* BEGIN Recorded information *
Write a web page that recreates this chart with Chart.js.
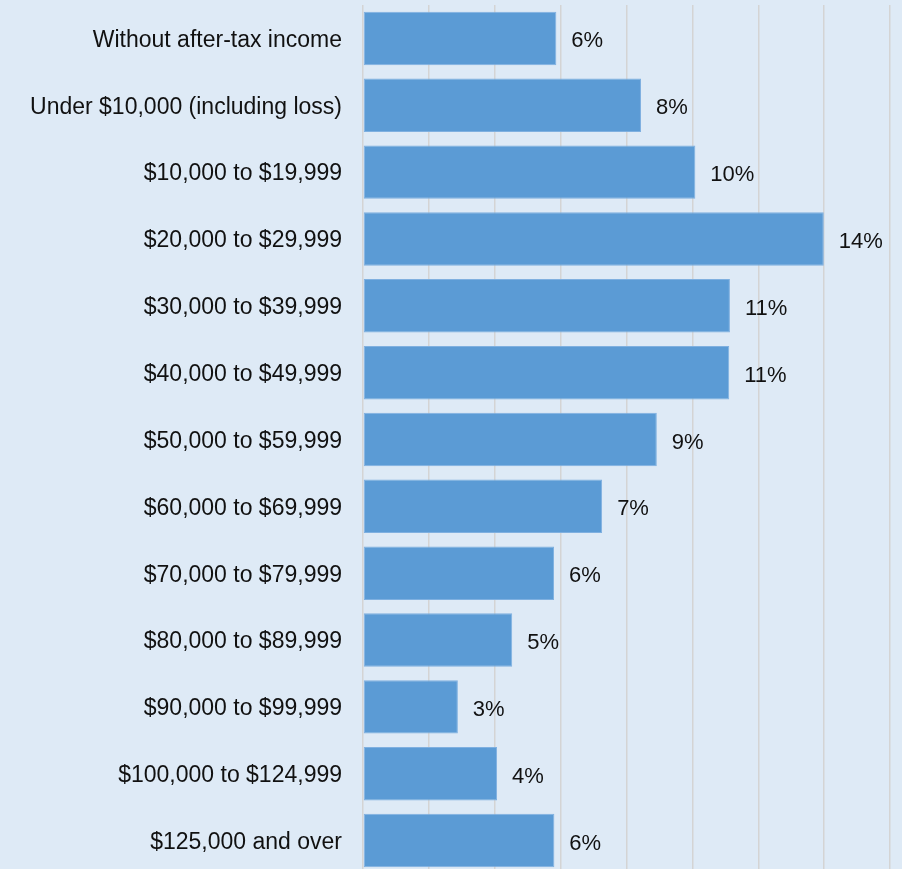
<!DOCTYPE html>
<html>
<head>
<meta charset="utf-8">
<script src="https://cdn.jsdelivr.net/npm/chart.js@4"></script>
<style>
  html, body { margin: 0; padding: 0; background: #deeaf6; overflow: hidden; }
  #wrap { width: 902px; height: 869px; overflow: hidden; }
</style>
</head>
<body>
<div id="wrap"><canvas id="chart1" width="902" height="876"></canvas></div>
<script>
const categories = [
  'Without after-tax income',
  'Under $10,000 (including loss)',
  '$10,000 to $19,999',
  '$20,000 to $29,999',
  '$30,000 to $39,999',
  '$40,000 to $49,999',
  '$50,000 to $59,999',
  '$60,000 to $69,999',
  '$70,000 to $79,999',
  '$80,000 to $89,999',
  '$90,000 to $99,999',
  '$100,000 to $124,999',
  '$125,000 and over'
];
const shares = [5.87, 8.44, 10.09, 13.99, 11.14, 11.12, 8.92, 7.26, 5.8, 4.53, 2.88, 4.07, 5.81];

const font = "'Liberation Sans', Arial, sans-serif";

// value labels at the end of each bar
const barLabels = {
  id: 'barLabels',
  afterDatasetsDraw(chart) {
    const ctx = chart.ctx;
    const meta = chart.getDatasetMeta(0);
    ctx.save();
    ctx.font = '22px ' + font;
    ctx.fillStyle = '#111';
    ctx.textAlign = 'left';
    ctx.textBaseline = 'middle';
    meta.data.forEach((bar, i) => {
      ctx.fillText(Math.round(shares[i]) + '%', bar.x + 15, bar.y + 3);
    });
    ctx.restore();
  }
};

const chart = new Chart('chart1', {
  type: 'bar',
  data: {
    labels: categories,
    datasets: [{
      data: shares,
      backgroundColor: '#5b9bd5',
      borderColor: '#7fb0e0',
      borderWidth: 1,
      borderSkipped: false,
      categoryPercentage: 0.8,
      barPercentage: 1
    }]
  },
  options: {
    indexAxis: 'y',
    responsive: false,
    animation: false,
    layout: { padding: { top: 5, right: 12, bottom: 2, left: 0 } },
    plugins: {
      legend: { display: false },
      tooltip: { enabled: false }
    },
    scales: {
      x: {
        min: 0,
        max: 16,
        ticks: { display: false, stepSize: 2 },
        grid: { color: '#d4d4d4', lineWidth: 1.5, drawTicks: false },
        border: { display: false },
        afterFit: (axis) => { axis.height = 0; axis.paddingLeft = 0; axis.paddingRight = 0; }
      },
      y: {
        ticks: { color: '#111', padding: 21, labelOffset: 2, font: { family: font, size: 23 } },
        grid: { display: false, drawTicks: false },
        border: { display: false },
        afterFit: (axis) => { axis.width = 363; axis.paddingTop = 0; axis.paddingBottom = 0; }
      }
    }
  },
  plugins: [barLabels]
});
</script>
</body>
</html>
* END Recorded information *
§ Goal
Omit the pictures, then quote the rest of the material above exactly.

§ Result of this exercise
Write a web page that recreates this chart with Chart.js.
<!DOCTYPE html>
<html>
<head>
<meta charset="utf-8">
<script src="https://cdn.jsdelivr.net/npm/chart.js@4"></script>
<style>
  html, body { margin: 0; padding: 0; background: #deeaf6; overflow: hidden; }
  #wrap { width: 902px; height: 869px; overflow: hidden; }
</style>
</head>
<body>
<div id="wrap"><canvas id="chart1" width="902" height="876"></canvas></div>
<script>
const categories = [
  'Without after-tax income',
  'Under $10,000 (including loss)',
  '$10,000 to $19,999',
  '$20,000 to $29,999',
  '$30,000 to $39,999',
  '$40,000 to $49,999',
  '$50,000 to $59,999',
  '$60,000 to $69,999',
  '$70,000 to $79,999',
  '$80,000 to $89,999',
  '$90,000 to $99,999',
  '$100,000 to $124,999',
  '$125,000 and over'
];
const shares = [5.87, 8.44, 10.09, 13.99, 11.14, 11.12, 8.92, 7.26, 5.8, 4.53, 2.88, 4.07, 5.81];

const font = "'Liberation Sans', Arial, sans-serif";

// value labels at the end of each bar
const barLabels = {
  id: 'barLabels',
  afterDatasetsDraw(chart) {
    const ctx = chart.ctx;
    const meta = chart.getDatasetMeta(0);
    ctx.save();
    ctx.font = '22px ' + font;
    ctx.fillStyle = '#111';
    ctx.textAlign = 'left';
    ctx.textBaseline = 'middle';
    meta.data.forEach((bar, i) => {
      ctx.fillText(Math.round(shares[i]) + '%', bar.x + 15, bar.y + 3);
    });
    ctx.restore();
  }
};

const chart = new Chart('chart1', {
  type: 'bar',
  data: {
    labels: categories,
    datasets: [{
      data: shares,
      backgroundColor: '#5b9bd5',
      borderColor: '#7fb0e0',
      borderWidth: 1,
      borderSkipped: false,
      categoryPercentage: 0.8,
      barPercentage: 1
    }]
  },
  options: {
    indexAxis: 'y',
    responsive: false,
    animation: false,
    layout: { padding: { top: 5, right: 12, bottom: 2, left: 0 } },
    plugins: {
      legend: { display: false },
      tooltip: { enabled: false }
    },
    scales: {
      x: {
        min: 0,
        max: 16,
        ticks: { display: false, stepSize: 2 },
        grid: { color: '#d4d4d4', lineWidth: 1.5, drawTicks: false },
        border: { display: false },
        afterFit: (axis) => { axis.height = 0; axis.paddingLeft = 0; axis.paddingRight = 0; }
      },
      y: {
        ticks: { color: '#111', padding: 21, labelOffset: 2, font: { family: font, size: 23 } },
        grid: { display: false, drawTicks: false },
        border: { display: false },
        afterFit: (axis) => { axis.width = 363; axis.paddingTop = 0; axis.paddingBottom = 0; }
      }
    }
  },
  plugins: [barLabels]
});
</script>
</body>
</html>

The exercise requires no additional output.